The revised framework strengthens the analysis of terms of trade. Net terms of trade, also known as commodity terms of trade, are defined as the ratio of export prices to import prices. A decline in export price indices alongside a rise in import price indices would signal deterioration in net terms of trade, implying reduced purchasing power of exports. Conversely, stronger export prices relative to import prices indicate improvement. Gross terms of trade measure the ratio of physical quantities of imports to exports, reflecting volume relationships. Income terms of trade combine net terms of trade with export quantities, capturing the purchasing power of exports in terms of imports and providing a broader assessment of trade gains.
To ensure continuity and facilitate analytical transition, comparative indices under both the earlier 2012–13 base and the revised 2022–23 base have been provided for financial years 2022–23 and 2023–24. This back-series comparison allows users to assess differences arising from updated weights and commodity composition.
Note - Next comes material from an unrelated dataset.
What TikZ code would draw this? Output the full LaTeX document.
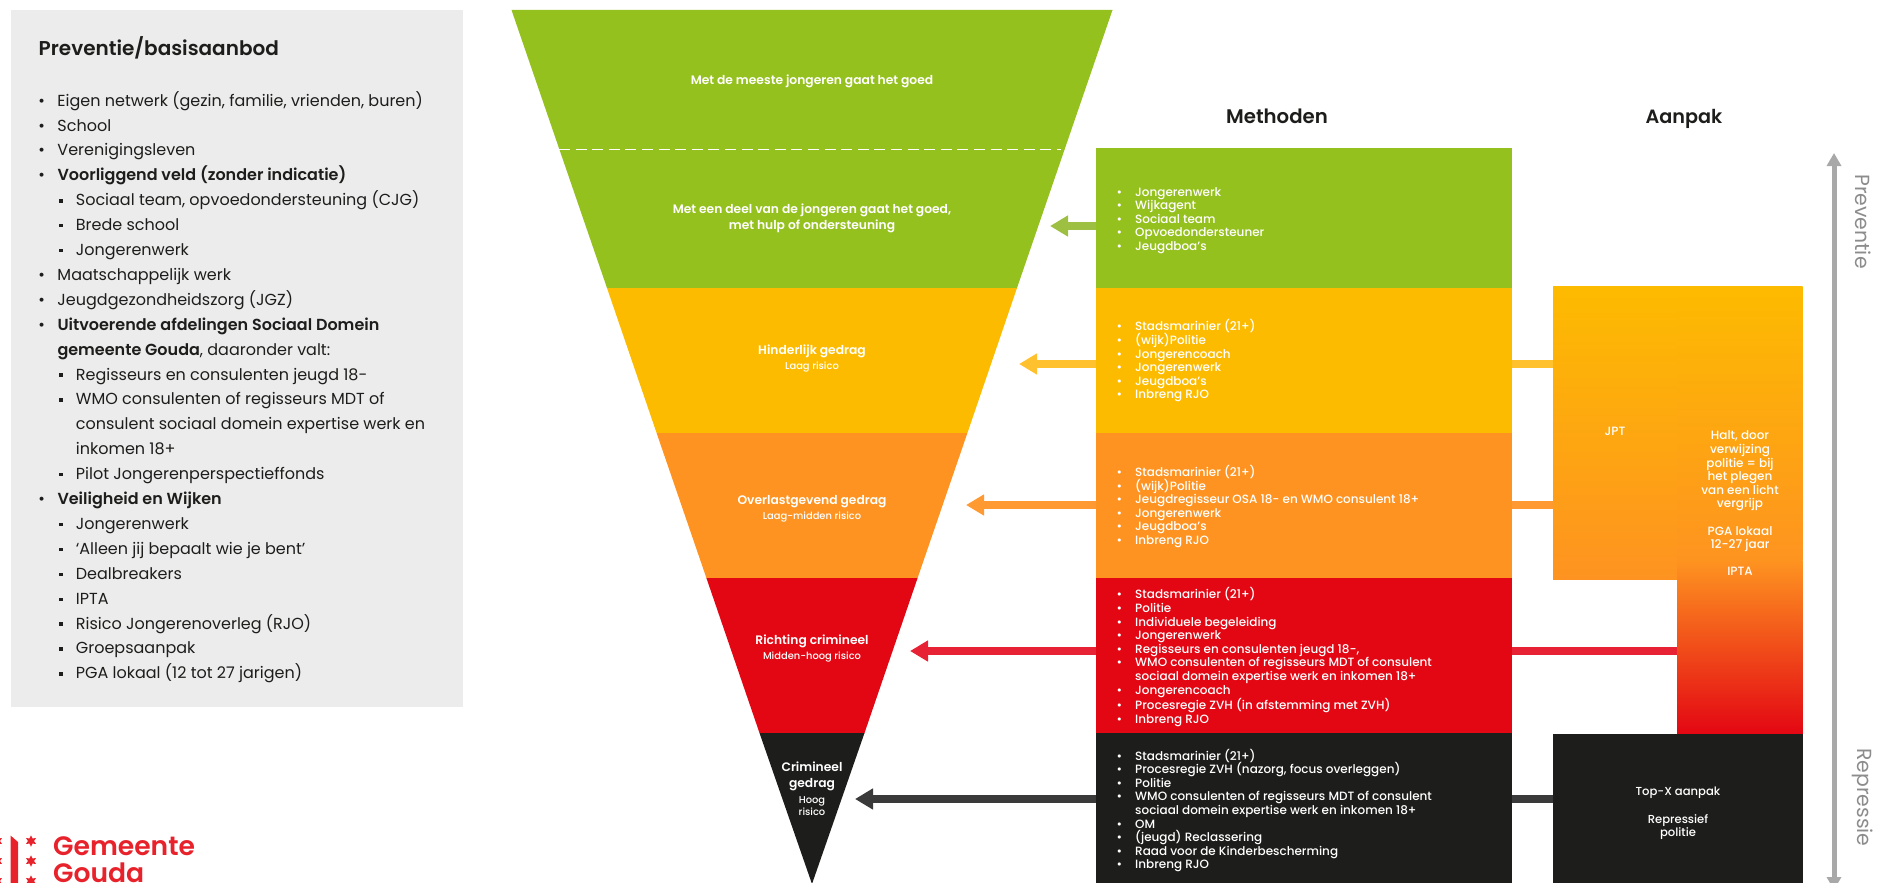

The revised indices will be released on the official website of the Directorate General of Commercial Intelligence and Statistics, accompanied by detailed methodological documentation in the committee’s report. The data are extensively used by the National Accounts Division of the Ministry of Statistics and Programme Implementation as deflators in estimating real exports and imports for gross domestic product compilation. The Reserve Bank of India relies on them for external sector assessment, balance of payments analysis and evaluation of price competitiveness. Various ministries, government agencies, research institutions and academic bodies also use the indices for policy formulation, empirical modelling and study of trade dynamics.
Officials stated that the revision is intended to enhance relevance, reliability and analytical usefulness in a rapidly evolving trade environment, ensuring that the Merchandise Trade Indices remain aligned with India’s current trade structure and integrated global engagement.